> Exercise objective
Return the material exactly as supplied, apart from the pictures, which are omitted.

-- start --

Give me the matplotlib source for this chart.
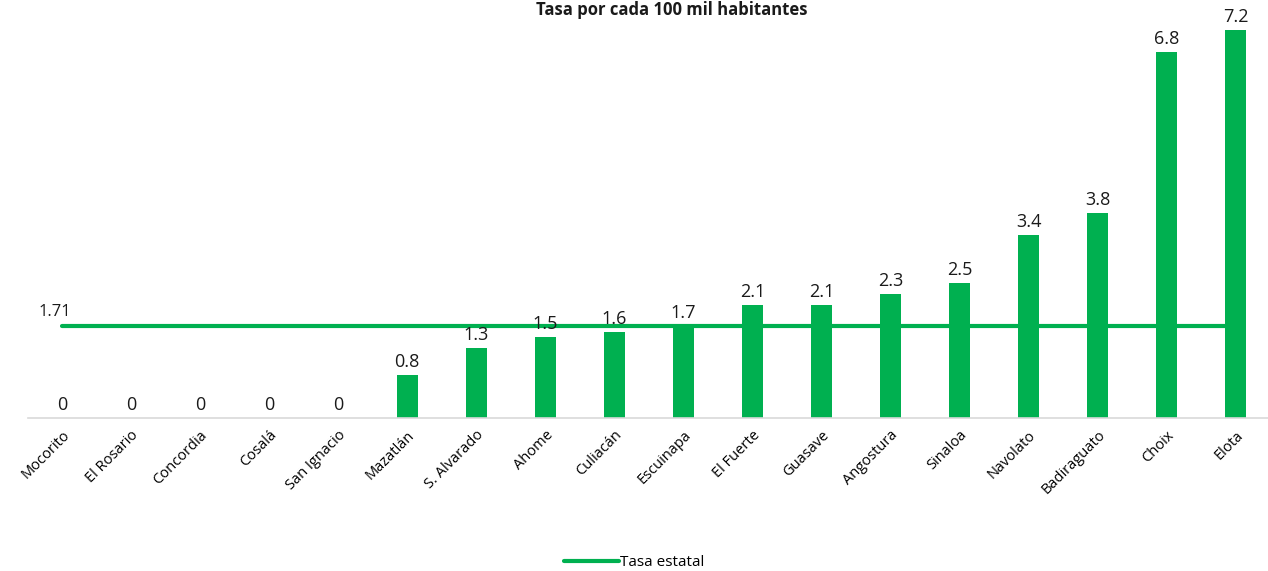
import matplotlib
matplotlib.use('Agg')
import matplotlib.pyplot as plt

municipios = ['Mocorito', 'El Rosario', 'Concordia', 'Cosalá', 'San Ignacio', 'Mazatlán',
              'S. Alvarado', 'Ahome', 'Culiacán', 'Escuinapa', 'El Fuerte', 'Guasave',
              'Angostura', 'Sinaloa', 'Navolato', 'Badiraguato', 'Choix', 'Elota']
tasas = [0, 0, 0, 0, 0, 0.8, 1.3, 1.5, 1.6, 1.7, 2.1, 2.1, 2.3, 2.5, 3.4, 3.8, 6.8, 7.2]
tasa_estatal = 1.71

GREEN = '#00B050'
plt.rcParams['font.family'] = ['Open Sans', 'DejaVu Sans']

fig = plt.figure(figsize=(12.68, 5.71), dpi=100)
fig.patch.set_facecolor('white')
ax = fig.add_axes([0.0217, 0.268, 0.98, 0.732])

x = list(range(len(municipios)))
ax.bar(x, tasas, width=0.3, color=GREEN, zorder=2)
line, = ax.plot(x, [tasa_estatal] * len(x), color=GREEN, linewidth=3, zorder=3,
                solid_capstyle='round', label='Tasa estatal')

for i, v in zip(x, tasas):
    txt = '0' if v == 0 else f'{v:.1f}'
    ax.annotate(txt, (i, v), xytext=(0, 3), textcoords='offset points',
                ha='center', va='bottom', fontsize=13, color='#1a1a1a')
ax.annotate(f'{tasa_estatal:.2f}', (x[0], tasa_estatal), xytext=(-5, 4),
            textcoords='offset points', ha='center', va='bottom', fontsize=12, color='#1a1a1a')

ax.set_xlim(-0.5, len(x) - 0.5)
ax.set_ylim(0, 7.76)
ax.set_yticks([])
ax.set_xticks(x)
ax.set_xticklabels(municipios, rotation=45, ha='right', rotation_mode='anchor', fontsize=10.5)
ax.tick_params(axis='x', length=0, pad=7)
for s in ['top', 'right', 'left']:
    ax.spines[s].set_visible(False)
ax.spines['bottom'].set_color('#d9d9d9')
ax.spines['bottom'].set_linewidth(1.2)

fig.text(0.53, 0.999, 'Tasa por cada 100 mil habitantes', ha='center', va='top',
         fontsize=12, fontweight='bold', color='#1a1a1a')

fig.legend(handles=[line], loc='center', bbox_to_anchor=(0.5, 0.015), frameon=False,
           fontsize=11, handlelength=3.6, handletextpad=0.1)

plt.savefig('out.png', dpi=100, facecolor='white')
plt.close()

-- end --

> Solution for this exercise
Give me the matplotlib source for this chart.
import matplotlib
matplotlib.use('Agg')
import matplotlib.pyplot as plt

municipios = ['Mocorito', 'El Rosario', 'Concordia', 'Cosalá', 'San Ignacio', 'Mazatlán',
              'S. Alvarado', 'Ahome', 'Culiacán', 'Escuinapa', 'El Fuerte', 'Guasave',
              'Angostura', 'Sinaloa', 'Navolato', 'Badiraguato', 'Choix', 'Elota']
tasas = [0, 0, 0, 0, 0, 0.8, 1.3, 1.5, 1.6, 1.7, 2.1, 2.1, 2.3, 2.5, 3.4, 3.8, 6.8, 7.2]
tasa_estatal = 1.71

GREEN = '#00B050'
plt.rcParams['font.family'] = ['Open Sans', 'DejaVu Sans']

fig = plt.figure(figsize=(12.68, 5.71), dpi=100)
fig.patch.set_facecolor('white')
ax = fig.add_axes([0.0217, 0.268, 0.98, 0.732])

x = list(range(len(municipios)))
ax.bar(x, tasas, width=0.3, color=GREEN, zorder=2)
line, = ax.plot(x, [tasa_estatal] * len(x), color=GREEN, linewidth=3, zorder=3,
                solid_capstyle='round', label='Tasa estatal')

for i, v in zip(x, tasas):
    txt = '0' if v == 0 else f'{v:.1f}'
    ax.annotate(txt, (i, v), xytext=(0, 3), textcoords='offset points',
                ha='center', va='bottom', fontsize=13, color='#1a1a1a')
ax.annotate(f'{tasa_estatal:.2f}', (x[0], tasa_estatal), xytext=(-5, 4),
            textcoords='offset points', ha='center', va='bottom', fontsize=12, color='#1a1a1a')

ax.set_xlim(-0.5, len(x) - 0.5)
ax.set_ylim(0, 7.76)
ax.set_yticks([])
ax.set_xticks(x)
ax.set_xticklabels(municipios, rotation=45, ha='right', rotation_mode='anchor', fontsize=10.5)
ax.tick_params(axis='x', length=0, pad=7)
for s in ['top', 'right', 'left']:
    ax.spines[s].set_visible(False)
ax.spines['bottom'].set_color('#d9d9d9')
ax.spines['bottom'].set_linewidth(1.2)

fig.text(0.53, 0.999, 'Tasa por cada 100 mil habitantes', ha='center', va='top',
         fontsize=12, fontweight='bold', color='#1a1a1a')

fig.legend(handles=[line], loc='center', bbox_to_anchor=(0.5, 0.015), frameon=False,
           fontsize=11, handlelength=3.6, handletextpad=0.1)

plt.savefig('out.png', dpi=100, facecolor='white')
plt.close()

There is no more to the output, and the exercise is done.